Oscars 2016 ceremony
Leonardo DiCaprio highlighted climate change in his Oscars' acceptance speeechMario Anzuoni/ Reuters

When Leonardo DiCaprio used his long-awaited Oscars acceptance speech on Sunday 28 February night to sound an environmental battle cry, it simply couldn't be ignored. For several years, the actor has been using his fame and his position as a UN Messenger of Peace to do important work in raising awareness of climate change. Now, by choosing the pinnacle moment of his professional career as an opportunity to address environmental concerns about "man's relationship to the natural world", he has undoubtedly helped bring the issue of climate change back into the public consciousness again.

But as DiCaprio rightly points out, celebrity endorsements alone cannot solve the problem. Ultimately, it will take action from governments, financial institutions and big businesses, as well as individuals, to lead the way in reshaping the future of our planet. But there is cause for optimism...

While the overall environmental picture painted over recent years has been bleak, fantastic strides have been made in recent months that will help to ensure we safeguard the future of the planet. In November, of course, the Paris Climate Summit saw 196 countries provisionally agree to a legally binding climate deal to reduce global carbon emissions, limit rising global temperature levels and provide developing countries with $100 billion a year in climate finance by 2020. Thanks to this deal, sustainability and ethics should remain a firm part of the global political and economic agenda going forward.

This positive momentum continued this weekend, as Energy UK announced it will be supporting the phasing out of coal-fired stations in the UK. The trade body will now be campaigning for low-carbon alternatives and a shift towards a low-carbon economy. This marks a major step forward for the UK that we hope will have a knock-on effect on other influential industry bodies.

It is not just the policy makers who must drive change though. Research we conducted last year shows that half of UK adults believe that banks and big business have a responsibility to do more to tackle climate change. It is therefore crucial that these institutions reflect the public consensus by being informative and transparent when it comes to sustainability. This desire for transparency is indicative of consumers actively taking more interest in business, demanding that the supply chains and financial arrangements of corporations can stand up to scrutiny on ethical grounds.

Numerous companies − from Primark and the collapse of a supplier's factory in Bangladesh in 2013, to VW and the huge fallout following the recent emissions scandal − have been exposed for questionable ethical policies. These crises do not just bring about serious financial and reputational implications, they are also catalysts for the implementation of change and can ultimately help position issues of sustainability and ethics at the top of the business agenda.

In turn, businesses and financial institutions come under more pressure to offer consumers channels in which they can use their money to have a positive impact on the planet. Last year, ahead of the Paris Climate Summit, we commissioned research looking at areas of transparency and sustainability, asking investors across the UK how they feel towards ethical investments. The results were both surprising and encouraging, as they showed more and more evidence of investors placing high importance on the sustainability of their investments.
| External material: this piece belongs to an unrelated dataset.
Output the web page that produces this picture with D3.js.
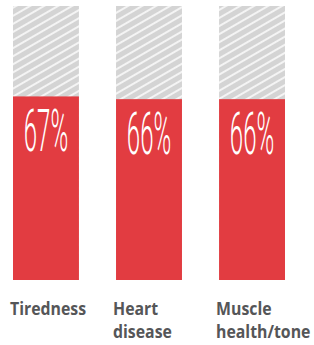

So while individuals alone cannot effect global change, individuals acting collectively can certainly influence businesses to do so. This means that each and every one of us can play a role in tackling the pressing social and environmental challenges facing us and creating the society we want to see. Making conscious choices about how we use our money – the products we purchase, the companies we buy from and the banks we entrust it with – is one of the most powerful ways each of us can make a difference.

Last year, the value of ethical sales grew by 8%, during a period when inflation barely rose above 0.5%. And the overall value of the ethical market grew from £35bn to £38bn, showing a continued commitment from consumers across all sectors to support more ethical products and services. If the current trend continues, businesses will be left with little choice but to take the lead on climate change.